From the department of “it’s been a hard day’s wine”…
What an incredible “wine” day yesterday in my adoptive hometown, Houston!
It started with a wonderful trade tasting of Passopisciaro and Trinoro wines at my new fave Houston BBQ destination, The Pit Room (see the spread below).
It peaked with a intensely engaging and delightfully intellectual guided tasting of wines by Abe Schoener of Scholium Project fame.
And dulcis in fundo, the day’s coda came with a ethereally light and wholly satisfying meal at B[etter] L[uck] T[omorrow], celebrity chef Justin Yu’s newest entry and one of the most anticipated restaurant openings of the year (see the establishing shot below).
Another one of the day’s highlight’s was the arrival of the current issue of Wine & Spirits magazine wherein I offer a review of Vinology, the wine bar and wine shop that has quickly become the new epicenter for the vinously inclined among us.
That’s Thomas Moësse below (second from left) in a photo that I snapped at the trade lunch where we tasted Etna and Val d’Orcia wines together. He authors the wine program at Vinology and he is the top Italian wine professional imho working in Texas today, although his expertise isn’t limited by any means solely to the Italic peninsula.
Man, what a day of tasting extremes! From the heights of Etna to Abe’s highly thoughtful, provocative California winemaking.
I’d never had the chance to taste with Abe and I found the experience exhilarating, I have to say. He’s one of the best technical tasters I’ve ever sat down with in the U.S. His style and his approach to wine reminded me of the Italian intellectual celebrity, writer, and taster Sandro Sangiorgi, to give you a reference point.
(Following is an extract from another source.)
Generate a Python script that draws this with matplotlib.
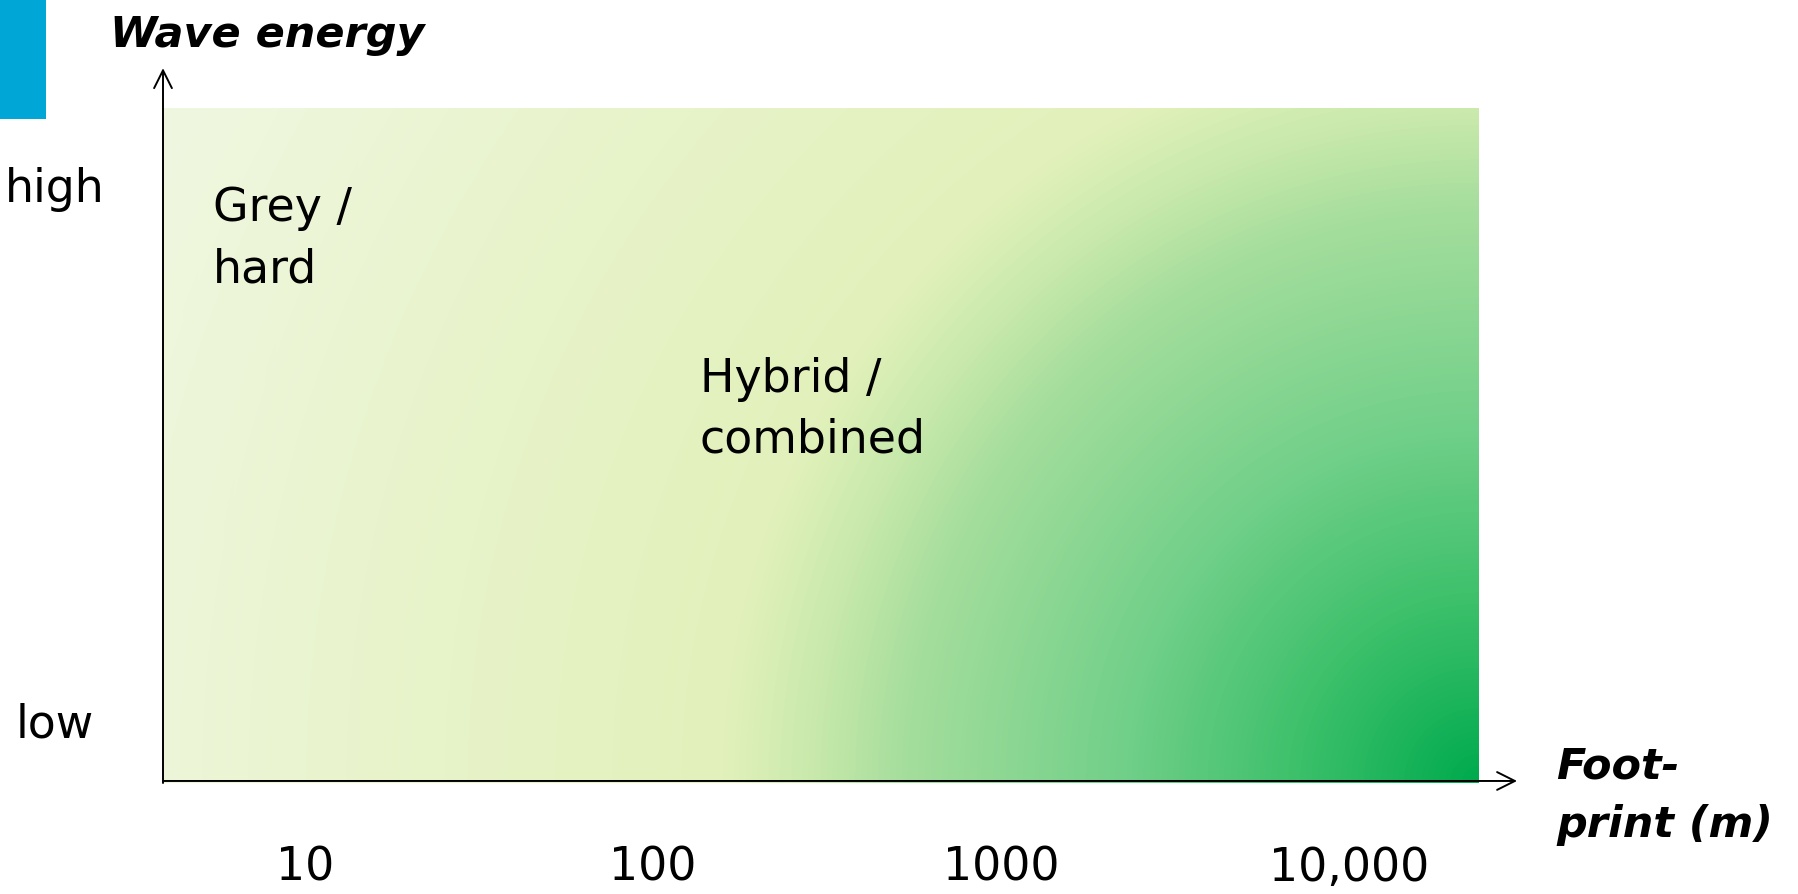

But the thing that impressed me the most about his session was his seemingly innate ability to explain even the most subtle and challenging technical aspects of tasting and winemaking with great clarity. When and if you ever get the chance to taste with this dude, take it. Great experience, where everyone, myself included, walked away with brain cells churning through thought like Saccharomyces cerevisiae munching on sugar.
Houston’s new and expanding role in the American fine wine scene was put into context when we arrived at BLT at the end of our night. James Beard-winner and founder of the superb but now shuttered Oxheart, Justin is arguably Houston’s most well known chef. The new restaurant and bar is his most recent venture with celebrity mixologist Bobby Heugel, another one of the city’s food industry notables.
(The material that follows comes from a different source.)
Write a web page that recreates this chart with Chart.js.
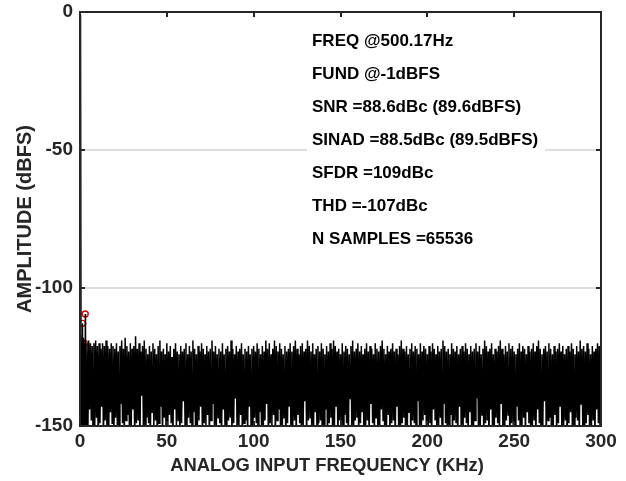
<!DOCTYPE html>
<html><head><meta charset="utf-8">
<script src="https://cdn.jsdelivr.net/npm/chart.js@4/dist/chart.umd.min.js"></script>
<style>html,body{margin:0;padding:0;background:#fff}#wrap{width:626px;height:481px}</style>
</head><body><div id="wrap"><canvas id="c" width="626" height="481"></canvas></div>
<script>
const xTicks = [0, 50, 100, 150, 200, 250, 300];
const yTicks = [0, -50, -100, -150];
const xTitle = 'ANALOG INPUT FREQUENCY (KHz)';
const yTitle = 'AMPLITUDE (dBFS)';
const infoLines = ['FREQ @500.17Hz', 'FUND @-1dBFS', 'SNR =88.6dBc (89.6dBFS)', 'SINAD =88.5dBc (89.5dBFS)', 'SFDR =109dBc', 'THD =-107dBc', 'N SAMPLES =65536'];

// noise floor: one peak and one trough per kHz bin
const noiseStartKHz = 0;
const noiseStepKHz = 1;
const noisePeaks = [
-117,-119,-118,-119,-120,-119,-120,-121,-120,-119,-121,-120,-122,-120,-121,-119,-121,-122,-120,-121,
-122,-120,-123,-121,-119,-122,-118,-121,-123,-120,-122,-121,-117.5,-122,-120,-123,-121,-119,-122,-124,
-121,-123,-120,-122,-124,-121,-119,-123,-122,-124,-120,-123,-121,-125,-122,-120,-123,-124,-121,-123,
-122,-120,-124,-121,-123,-119,-122,-124,-121,-123,-120,-122,-124,-121,-123,-122,-119,-123,-121,-124,
-122,-123,-120,-124,-122,-121,-123,-119,-122,-124,-121,-123,-122,-120,-124,-122,-123,-121,-124,-122,
-121,-123,-120,-122,-124,-121,-123,-119,-122,-120,-124,-122,-119,-121,-123,-120,-122,-124,-121,-123,
-122,-120,-123,-121,-119,-122,-124,-121,-120,-123,-122,-119,-121,-123,-120,-124,-122,-121,-123,-120,
-122,-124,-121,-123,-120,-122,-119,-121,-123,-122,-124,-120,-123,-121,-122,-124,-121,-119,-123,-122,
-120,-123,-121,-124,-122,-120,-123,-121,-122,-124,-120,-122,-123,-121,-119,-122,-124,-121,-123,-122,
-120,-123,-122,-124,-121,-119,-122,-123,-121,-124,-122,-120,-123,-121,-122,-124,-120,-123,-121,-122,
-124,-121,-123,-120,-122,-124,-121,-123,-122,-119,-121,-123,-122,-124,-120,-122,-123,-121,-124,-122,
-121,-123,-120,-122,-124,-121,-123,-122,-120,-123,-121,-124,-122,-119,-121,-123,-122,-120,-124,-122,
-123,-121,-119,-122,-124,-121,-123,-120,-122,-121,-123,-124,-122,-120,-123,-121,-122,-124,-121,-123,
-122,-120,-123,-121,-119,-122,-124,-122,-121,-123,-120,-122,-124,-121,-123,-122,-120,-123,-121,-124,
-122,-121,-123,-120,-122,-124,-121,-123,-119,-122,-121,-123,-120,-122,-124,-121,-123,-122,-120,-121
];
const noiseTroughs = [
-149,-156,-146,-150,-157,-144,-148,-155,-150,-147,-158,-149,-143,-156,-148,-150,-157,-145,-149,-155,
-147,-150,-156,-142,-149,-157,-148,-146,-155,-150,-144,-156,-149,-148,-157,-139,-150,-155,-147,-149,
-156,-145,-150,-148,-157,-149,-143,-155,-147,-150,-156,-146,-149,-157,-144,-150,-148,-155,-149,-141,
-150,-156,-147,-149,-155,-145,-150,-157,-148,-143,-156,-149,-150,-146,-157,-148,-142,-155,-150,-147,
-149,-157,-144,-150,-156,-148,-147,-155,-149,-140,-157,-150,-146,-156,-149,-148,-155,-143,-150,-157,
-147,-149,-156,-145,-150,-155,-148,-142,-157,-149,-150,-146,-156,-148,-144,-155,-150,-147,-157,-149,
-143,-156,-150,-148,-155,-146,-149,-157,-150,-141,-156,-148,-147,-155,-150,-145,-157,-149,-148,-156,
-150,-144,-155,-149,-147,-157,-150,-143,-156,-148,-150,-155,-146,-149,-157,-140,-150,-156,-148,-147,
-155,-149,-145,-157,-150,-148,-156,-142,-149,-155,-147,-150,-157,-144,-148,-156,-150,-146,-155,-149,
-148,-157,-143,-150,-156,-149,-147,-155,-150,-145,-157,-148,-149,-156,-141,-150,-155,-148,-146,-157,
-150,-149,-156,-144,-148,-155,-150,-147,-157,-142,-149,-156,-150,-146,-155,-148,-149,-157,-143,-150,
-156,-147,-149,-155,-145,-150,-157,-148,-140,-156,-150,-146,-155,-149,-148,-157,-144,-150,-156,-147,
-149,-155,-142,-150,-157,-148,-146,-156,-149,-150,-155,-143,-148,-157,-150,-147,-156,-145,-149,-155,
-150,-148,-157,-144,-149,-156,-150,-141,-155,-148,-147,-157,-150,-146,-156,-149,-143,-155,-150,-148,
-157,-149,-145,-150,-156,-147,-148,-155,-142,-150,-157,-149,-146,-156,-150,-148,-155,-144,-149,-156
];
// low-frequency part of the spectrum (fundamental and harmonics)
const lowFreqKHz   = [0, 0.25, 0.5, 0.75, 1.0, 1.25, 1.5, 1.75, 2.0, 2.25, 2.5, 2.75, 3.0, 3.25];
const lowFreqLevel = [-130, -155, -1, -155, -124, -155, -112.8, -155, -121, -155, -120, -155, -109.4, -155];
const harmonicFreqKHz = [1.0, 1.5, 2.5, 3.0];
const harmonicLevel   = [-124, -112.8, -120, -109.4];

const FONT = "'Liberation Sans', Arial, sans-serif";
const AXC = '#262626';

const noisePts = [];
for (let i = 0; i < noisePeaks.length; i++) {
  const f = noiseStartKHz + i * noiseStepKHz;
  noisePts.push({x: f, y: noisePeaks[i]});
  noisePts.push({x: f + noiseStepKHz / 2, y: noiseTroughs[i]});
}
noisePts.push({x: 300, y: noisePeaks[noisePeaks.length - 1]});
const lowPts = lowFreqKHz.map((f, i) => ({x: f, y: lowFreqLevel[i]}));
const harmPts = harmonicFreqKHz.map((f, i) => ({x: f, y: harmonicLevel[i]}));

const framePlugin = {
  id: 'frame',
  afterDatasetsDraw(chart) {
    const {ctx, scales: {x, y}} = chart;
    ctx.save();
    const bx = x.getPixelForValue(130.7), by = y.getPixelForValue(-3.6);
    ctx.fillStyle = '#fff';
    ctx.fillRect(bx, by, 238, 236);
    ctx.fillStyle = '#000';
    ctx.font = "bold 17px " + FONT;
    ctx.textBaseline = 'middle';
    infoLines.forEach((t, i) => ctx.fillText(t, bx + 5, by + 19 + i * 33));
    ctx.restore();
  },
  afterDraw(chart) {
    const {ctx, chartArea: a, scales: {x, y}} = chart;
    ctx.save();
    ctx.strokeStyle = AXC;
    ctx.lineWidth = 2;
    ctx.beginPath();
    xTicks.slice(1, -1).forEach(v => {
      const px = Math.round(x.getPixelForValue(v));
      ctx.moveTo(px, a.top); ctx.lineTo(px, a.top + 5);
      ctx.moveTo(px, a.bottom); ctx.lineTo(px, a.bottom - 5);
    });
    yTicks.slice(1, -1).forEach(v => {
      const py = Math.round(y.getPixelForValue(v));
      ctx.moveTo(a.left, py); ctx.lineTo(a.left + 5, py);
      ctx.moveTo(a.right, py); ctx.lineTo(a.right - 5, py);
    });
    ctx.stroke();
    ctx.strokeRect(a.left, a.top, a.right - a.left, a.bottom - a.top);
    // x axis title (centred slightly left of the plot centre, as in the original)
    ctx.fillStyle = AXC;
    ctx.font = "bold 18.4px " + FONT;
    ctx.textAlign = 'center';
    ctx.textBaseline = 'middle';
    ctx.fillText(xTitle, 327, 466);
    ctx.restore();
  }
};

new Chart(document.getElementById('c'), {
  type: 'line',
  data: {
    datasets: [
      {data: noisePts, borderColor: '#000', borderWidth: 1.5, pointRadius: 0, fill: false, tension: 0},
      {data: lowPts, borderColor: '#000', borderWidth: 1.2, pointRadius: 0, fill: false, tension: 0},
      {data: harmPts, showLine: false, pointRadius: 3, pointBorderWidth: 1.4,
       pointBorderColor: '#d80000', pointBackgroundColor: 'rgba(0,0,0,0)', pointStyle: 'circle'}
    ]
  },
  options: {
    responsive: false, animation: false, devicePixelRatio: 1,
    layout: {padding: {top: 12, right: 25, left: 0, bottom: 0}},
    plugins: {legend: {display: false}, tooltip: {enabled: false}},
    scales: {
      x: {
        type: 'linear', min: 0, max: 300,
        afterBuildTicks: s => { s.ticks = xTicks.map(v => ({value: v})); },
        afterFit: s => { s.height = 55; s.paddingLeft = 0; s.paddingRight = 0; },
        ticks: {color: AXC, font: {family: FONT, size: 19, weight: 'bold'}, padding: 4, maxRotation: 0, autoSkip: false},
        grid: {display: false, drawTicks: false},
        border: {display: false},
        title: {display: false}
      },
      y: {
        type: 'linear', min: -150, max: 0,
        afterBuildTicks: s => { s.ticks = yTicks.map(v => ({value: v})); },
        afterFit: s => { s.width = 80; s.paddingTop = 0; s.paddingBottom = 0; },
        ticks: {color: AXC, font: {family: FONT, size: 19, weight: 'bold'}, padding: 7, autoSkip: false},
        grid: {drawTicks: false, lineWidth: 2,
               color: c => (c.tick && (c.tick.value === 0 || c.tick.value === -150)) ? 'rgba(0,0,0,0)' : '#dedede'},
        border: {display: false},
        title: {display: true, text: yTitle, color: AXC, font: {family: FONT, size: 20, weight: 'bold'}, padding: {top: 13, bottom: 0}}
      }
    }
  },
  plugins: [framePlugin]
});
</script></body></html>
When we sat down to order, we were asked for our IDs, not to verify our age but to sign us up as members of a private drinking club. Even though the law was overturned in last November’s elections, Justin’s new place stands in a still dry area of Houston, the Heights, where alcohol has been officially verboten since the 1910s. (Check out this super cool article on the subject and its loopholes by Houston writer Nick Hall for PUNCH.)
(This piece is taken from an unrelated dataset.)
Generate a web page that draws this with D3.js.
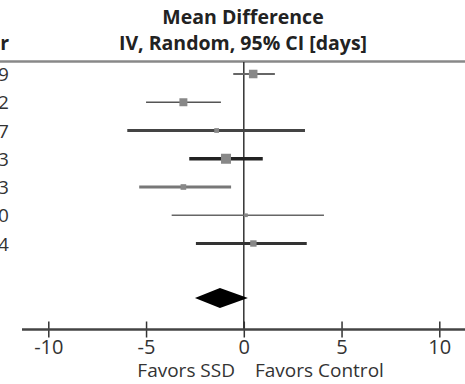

Ever since a brave restaurateur established the first private drinking club in the Heights in the early aughts (if I’m not mistaken), countless fine dining establishments with world-class wine and cocktail programs have opened there.
But the anachronism is a reminder that history still casts its long shadow on this great metropolis of the South.
That shadow is long but the future is bright, my friends. Come see me in Houston some time. I promise you we’ll drink well!